Sports Sermon

October 20, 2011

America has its sporting priorities all mixed up. News of quarterback Carson Palmer’s trade to the Oakland Raiders dominated headlines and SportsCenter all day Tuesday. The debate raged around whether the Raiders gave up too much and how the Bengals, his former team, were reacting to his departure. All of this on the day before the start of the 107th World Series. Baseball has never been so belittled in American sporting culture.

To make matters worse, this week’s baseball news was shrouded in negativity. Stories of the Red Sox late-season implosion and Dwight Gooden’s drug binge during the Mets’ 1986 championship parade were the most compelling storylines in what should be a celebratory week for the sport.

Game 1 of the World Series used to be a day of profound meaning in this country. In the early part of the century, shops would close as workers gathered near scoreboards set up in city squares, so people could witness the action relayed by telegraph. Public schools screeched to a halt as entire classrooms huddled around radios, with teachers and students gripped by the drama. The series was the talk of the town and nothing, let alone another sport, could take the public’s attention away from the annual culmination of the national pastime.

But the World Series has become an afterthought for many modern sports fans, and the event seems to have devolved into a shadow of its former self. The classic series storylines that formerly captivated our discussions have lost precedence, while baseball greats don’t possess the same star power in our culture that they once did. We’ve stopped watching as other sports have become more popular and accessible, and subsequently, we’ve stopped caring.

This year, the volume of World Series coverage is lower than ever, with news of ongoing NBA lockout negotiations and minutiae of the NFL regular season dominating the consciousness of sports fans. Baseball has been fundamentally supplanted as the national pastime, with even its finest occasion taking a backseat to in-depth fantasy football analysis.

But why is there suddenly so little interest in the Fall Classic? The “experts” have branded this series as a demonstration of parity in baseball, with two small-market teams giving impartial viewers a breath of fresh air from the ludicrous offseason spending of the Phillies, Yankees, and Red Sox. The series has all the characteristics of a classic match-up, one that should surely honor rich tradition of Major League Baseball.

In the road dugout we have the hard-hitting Texas Rangers, seeking their first world championship after falling just short last season. With a roster of homegrown talent, they slugged their way past two red-hot teams and look like an imposing force heading into the series.

The St. Louis Cardinals enter the series as the underdog after an inconsistent regular season. Unlikely heroes like David Freese and Jason Motte have propelled the Cardinals’ postseason success, despite a dearth of proven major league talent on the squad. At the plate, of course, they have the game’s best in Albert Pujols, arguably the finest player of his generation. They also have a postseason ace in Chris Carpenter, who showed he was ready to quiet the mighty Texas bats in six strong innings in Game 1, leading the Cardinals to a 3-2 victory.
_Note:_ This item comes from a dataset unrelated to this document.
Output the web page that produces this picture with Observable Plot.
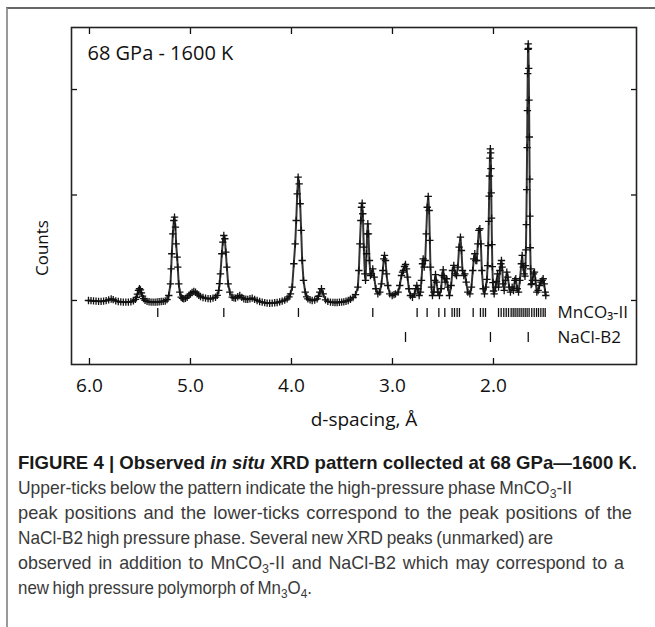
<!DOCTYPE html>
<html><head><meta charset="utf-8">
<script src="https://cdn.jsdelivr.net/npm/d3@7"></script>
<script src="https://cdn.jsdelivr.net/npm/@observablehq/plot@0.6"></script>
<style>
html,body{margin:0;padding:0;background:#fff;width:655px;height:627px;overflow:hidden;position:relative;}
#border{position:absolute;left:6px;top:7px;width:649px;height:620px;border-top:2px solid #666;border-left:2px solid #999;box-sizing:border-box;}
#chart{position:absolute;left:0;top:0;}
.cap{position:absolute;left:18px;white-space:nowrap;font-family:"Liberation Sans Narrow","Liberation Sans",Arial,sans-serif;font-size:19px;line-height:25px;color:#3a3a3a;transform-origin:0 50%;}
.cap.b{font-weight:bold;color:#1a1a1a}
sub{font-size:70%;vertical-align:-0.3em;line-height:0}
</style></head><body>
<div id="border"></div>
<div id="chart"></div>
<div class="cap b" data-w="619" style="top:450px">FIGURE 4 | Observed <i>in situ</i> XRD pattern collected at 68 GPa—1600 K.</div>
<div class="cap body" data-w="554" style="top:475px">Upper-ticks below the pattern indicate the high-pressure phase MnCO<sub>3</sub>-II</div>
<div class="cap body" data-w="614" style="top:500px">peak positions and the lower-ticks correspond to the peak positions of the</div>
<div class="cap body" data-w="535" style="top:525px">NaCl-B2 high pressure phase. Several new XRD peaks (unmarked) are</div>
<div class="cap body" data-w="606" style="top:550px">observed in addition to MnCO<sub>3</sub>-II and NaCl-B2 which may correspond to a</div>
<div class="cap body" data-w="294" style="top:575px">new high pressure polymorph of Mn<sub>3</sub>O<sub>4</sub>.</div>
<script>
// ---- data ----
const xrdPattern = [
[6.010,1000],[5.985,998],[5.960,996],[5.935,994],[5.910,992],[5.885,991],[5.860,994],[5.835,999],[5.810,1006],[5.785,1014],[5.765,1008],[5.740,996],[5.715,990],[5.690,987],[5.665,985],[5.640,984],[5.615,985],[5.590,988],[5.565,996],
[5.545,1010],[5.535,1030],[5.525,1060],[5.515,1095],[5.505,1111],[5.495,1100],[5.485,1072],[5.475,1042],[5.465,1018],[5.450,1002],[5.430,992],
[5.410,988],[5.390,985],[5.370,984],[5.350,985],[5.330,986],[5.310,988],[5.290,990],[5.270,992],[5.250,995],[5.232,1008],
[5.215,1047],[5.198,1158],[5.191,1300],[5.185,1443],[5.175,1632],[5.165,1758],[5.158,1790],[5.149,1695],[5.142,1537],[5.132,1411],[5.126,1316],[5.116,1158],[5.106,1079],[5.092,1031],
[5.079,1020],[5.066,1016],[5.050,1020],[5.033,1031],[5.015,1048],[5.000,1063],[4.984,1076],[4.967,1085],[4.950,1078],[4.934,1063],[4.918,1050],[4.901,1038],[4.876,1028],[4.851,1022],[4.826,1018],[4.802,1016],[4.777,1022],[4.752,1031],[4.735,1048],
[4.720,1095],[4.712,1160],[4.703,1253],[4.690,1443],[4.680,1553],[4.670,1616],[4.660,1585],[4.650,1458],[4.640,1316],[4.627,1158],[4.611,1079],[4.587,1031],
[4.570,1025],[4.554,1022],[4.532,1035],[4.512,1047],[4.492,1030],[4.472,1016],[4.452,1012],[4.433,1010],[4.411,1016],[4.389,1022],[4.365,1010],[4.340,1000],[4.315,990],[4.290,984],[4.265,979],[4.241,975],[4.216,974],[4.191,975],[4.166,978],[4.142,981],[4.117,987],[4.092,994],[4.067,1004],[4.043,1016],[4.025,1035],[4.010,1063],
[3.993,1126],[3.977,1348],[3.963,1537],[3.953,1758],[3.943,2011],[3.934,2169],[3.924,2106],[3.914,1917],[3.904,1664],[3.894,1379],[3.881,1190],[3.864,1079],[3.850,1035],[3.838,1016],
[3.816,1006],[3.795,1000],[3.770,1004],[3.746,1016],[3.733,1040],[3.720,1079],[3.703,1111],[3.686,1063],[3.663,1006],[3.640,992],[3.614,984],[3.590,982],[3.569,981],[3.548,981],[3.525,983],[3.503,985],[3.482,987],[3.460,993],[3.438,1000],[3.416,1012],[3.391,1028],[3.366,1055],[3.343,1126],
[3.333,1284],[3.323,1537],[3.313,1758],[3.307,1884],[3.300,1922],[3.294,1822],[3.284,1505],[3.274,1253],[3.267,1190],[3.257,1443],[3.251,1632],[3.244,1727],[3.238,1632],[3.228,1379],[3.218,1237],[3.208,1253],[3.195,1300],[3.181,1221],[3.165,1111],[3.145,1063],[3.126,1079],
[3.109,1158],[3.096,1284],[3.086,1395],[3.079,1427],[3.069,1379],[3.059,1253],[3.046,1142],[3.027,1063],[3.003,1047],[2.985,1055],[2.970,1063],[2.944,1079],
[2.928,1142],[2.911,1237],[2.901,1268],[2.891,1284],[2.881,1322],[2.871,1341],[2.861,1300],[2.851,1221],[2.838,1111],[2.822,1047],[2.802,1031],
[2.782,1063],[2.769,1111],[2.759,1142],[2.749,1111],[2.736,1047],
[2.723,1079],[2.713,1190],[2.703,1348],[2.696,1395],[2.686,1316],[2.676,1379],[2.666,1632],[2.656,1884],[2.646,1986],[2.637,1853],[2.630,1569],[2.624,1316],[2.614,1126],[2.604,1047],
[2.591,1079],[2.581,1190],[2.574,1246],[2.564,1174],[2.551,1079],[2.535,1047],
[2.518,1111],[2.508,1237],[2.498,1291],[2.488,1221],[2.478,1174],[2.465,1206],[2.452,1126],[2.436,1047],
[2.419,1142],[2.406,1284],[2.393,1332],[2.379,1253],[2.366,1237],[2.353,1316],[2.340,1505],[2.327,1600],[2.317,1474],[2.307,1284],[2.294,1237],[2.284,1253],[2.270,1174],[2.254,1079],[2.234,1063],
[2.218,1126],[2.205,1284],[2.195,1395],[2.185,1443],[2.175,1379],[2.165,1379],[2.155,1537],[2.145,1664],[2.135,1680],[2.125,1537],[2.115,1284],[2.102,1111],[2.089,1063],[2.076,1126],
[2.065,1200],[2.058,1330],[2.052,1520],[2.047,1750],[2.043,1990],[2.039,2180],[2.035,2350],[2.031,2438],[2.028,2400],[2.025,2250],[2.022,2020],[2.019,1780],[2.015,1530],[2.011,1320],[2.006,1170],[2.000,1090],[1.993,1063],
[1.980,1126],[1.970,1180],[1.960,1253],[1.950,1126],[1.937,1284],[1.927,1348],[1.921,1379],[1.914,1316],[1.905,1158],[1.894,1095],[1.881,1190],[1.868,1268],[1.858,1221],[1.845,1126],[1.832,1079],[1.815,1126],[1.802,1095],[1.789,1190],[1.779,1206],[1.765,1111],[1.752,1079],[1.739,1190],[1.724,1348],[1.716,1427],[1.706,1316],[1.696,1253],
[1.688,1230],[1.683,1330],[1.679,1480],[1.675,1720],[1.671,2050],[1.667,2450],[1.664,2800],[1.661,3150],[1.658,3380],[1.656,3433],[1.654,3390],[1.651,3200],[1.648,2900],[1.645,2550],[1.642,2150],[1.639,1800],[1.636,1500],[1.632,1300],[1.627,1150],
[1.620,1160],[1.614,1190],[1.604,1253],[1.594,1268],[1.584,1190],[1.571,1079],[1.558,1095],[1.545,1142],[1.531,1174],[1.518,1190],[1.508,1206],[1.498,1158],[1.488,1079],[1.482,1047]
];
const mnco3Peaks = [5.324,4.670,3.931,3.195,2.756,2.657,2.541,2.482,2.410,2.386,2.360,2.337,2.201,2.129,2.102,2.079,1.950,1.924,1.898,1.874,1.851,1.825,1.805,1.786,1.766,1.746,1.726,1.706,1.686,1.667,1.647,1.621,1.597,1.574,1.554,1.531,1.508,1.488];
const naclPeaks = [2.871,2.030,1.656];
const phaseNames = ["MnCO₃-II","NaCl-B2"];
const xTicks = [6,5,4,3,2];
const yTicks = [1000,2000,3000];
const conditionLabel = "68 GPa - 1600 K";
const xLabel = "d-spacing, Å";
const yLabel = "Counts";

// ---- build ----
const pts = xrdPattern.map(([d, c]) => ({d, c}));
const rows = [
  {name: phaseNames[0], peaks: mnco3Peaks, y1: 839, y2: 924},
  {name: phaseNames[1], peaks: naclPeaks, y1: 602, y2: 697}
];
const rowTicks = rows.flatMap(r => r.peaks.map(d => ({d, y1: r.y1, y2: r.y2})));

const chart = Plot.plot({
  width: 655, height: 440,
  marginLeft: 71, marginRight: 19, marginTop: 27, marginBottom: 76,
  style: {fontFamily: "'Open Sans', sans-serif", background: "transparent", color: "#111"},
  x: {domain: [6.178, 0.584]},
  y: {domain: [393, 3588]},
  marks: [
    Plot.axisX(xTicks, {anchor: "bottom", tickSize: -6, tickPadding: 20, tickFormat: d => d.toFixed(1), fontSize: 19, label: null, strokeWidth: 1.3}),
    Plot.axisX(xTicks, {anchor: "top", tickSize: -6, tickFormat: () => "", label: null, strokeWidth: 1.3}),
    Plot.axisY(yTicks, {anchor: "left", tickSize: -6, tickFormat: () => "", label: null, strokeWidth: 1.3}),
    Plot.axisY(yTicks, {anchor: "right", tickSize: -6, tickFormat: () => "", label: null, strokeWidth: 1.3}),
    Plot.frame({stroke: "#222", strokeWidth: 1.6}),
    Plot.ruleX(rowTicks, {x: "d", y1: "y1", y2: "y2", stroke: "#111", strokeWidth: 1.3}),
    Plot.line(pts, {x: "d", y: "c", stroke: "#333", strokeWidth: 2}),
    Plot.dot(pts, {x: "d", y: "c", symbol: "plus", r: 2.5, stroke: "#111", strokeWidth: 1.3}),
    Plot.text(rows, {y: r => (r.y1 + r.y2) / 2, text: "name", frameAnchor: "right", dx: -79, textAnchor: "start", fontSize: 17}),
    Plot.text([conditionLabel], {text: d => d, frameAnchor: "top-left", dx: 16, dy: 18, lineAnchor: "top", textAnchor: "start", fontSize: 20}),
    Plot.text([yLabel], {text: d => d, frameAnchor: "left", rotate: -90, dx: -29, dy: 80, fontSize: 17}),
    Plot.text([xLabel], {text: d => d, frameAnchor: "bottom", dx: 10, dy: 61, fontSize: 19})
  ]
});
document.getElementById("chart").appendChild(chart);

// caption: common glyph scale, small clamped word-spacing, then a per-line scale for the remainder
const bodyLines = [...document.querySelectorAll(".cap.body")];
const nat = bodyLines.map(el => el.getBoundingClientRect().width);
const sumW = bodyLines.reduce((a, el) => a + (+el.dataset.w), 0);
const sumN = nat.reduce((a, b) => a + b, 0);
const s = sumN > 0 ? sumW / sumN : 1;
bodyLines.forEach((el, i) => {
  const spaces = (el.textContent.match(/ /g) || []).length;
  const extra = Math.max(-1.2, Math.min(2, (+el.dataset.w / s - nat[i]) / Math.max(1, spaces)));
  el.style.wordSpacing = `${extra}px`;
  const w2 = el.getBoundingClientRect().width;
  el.style.transform = `scaleX(${w2 > 0 ? +el.dataset.w / w2 : s})`;
});
const bold = document.querySelector(".cap.b");
const bw = bold.getBoundingClientRect().width;
if (bw > 0) bold.style.transform = `scaleX(${(+bold.dataset.w) / bw})`;
</script>
</body></html>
Still, even with some of the game’s best athletes on display and with everything to play for, people outside of the Dallas/Fort-Worth and St. Louis areas couldn’t care less about this title bout.

With no lack of storylines or stars, the disinterest in this series is proof of a larger movement away from baseball as a mainstream sport in this country. The Super Bowl has long outperformed the World Series in TV ratings, and more of America’s youth are turning to basketball and soccer before acquainting themselves with a baseball diamond.

What used to be cherished as a timeless and free-flowing game full of beautiful intricacies have been condemned as tedious, boring, and drawn-out affair intended for seniors wanting to wax poetic about the good ol’ days. Extra innings induce feelings of frustration, rather than excitement. Pitching duels are lamented for the batters’ futility, rather than the hurlers’ expertise. Bunts and small-ball are discouraged in favor of swinging for the fences.

Viewers are on a quest for instant satisfaction, something baseball is not intended to provide. I can offer no answers to baseball’s dwindling popularity, only sorrow at the loss of one of the common interests that united us as Americans. Baseball will live on, but its unique place in our culture is dead and has been for some time. I just never thought Carson Palmer would be the one to finally make me realize it.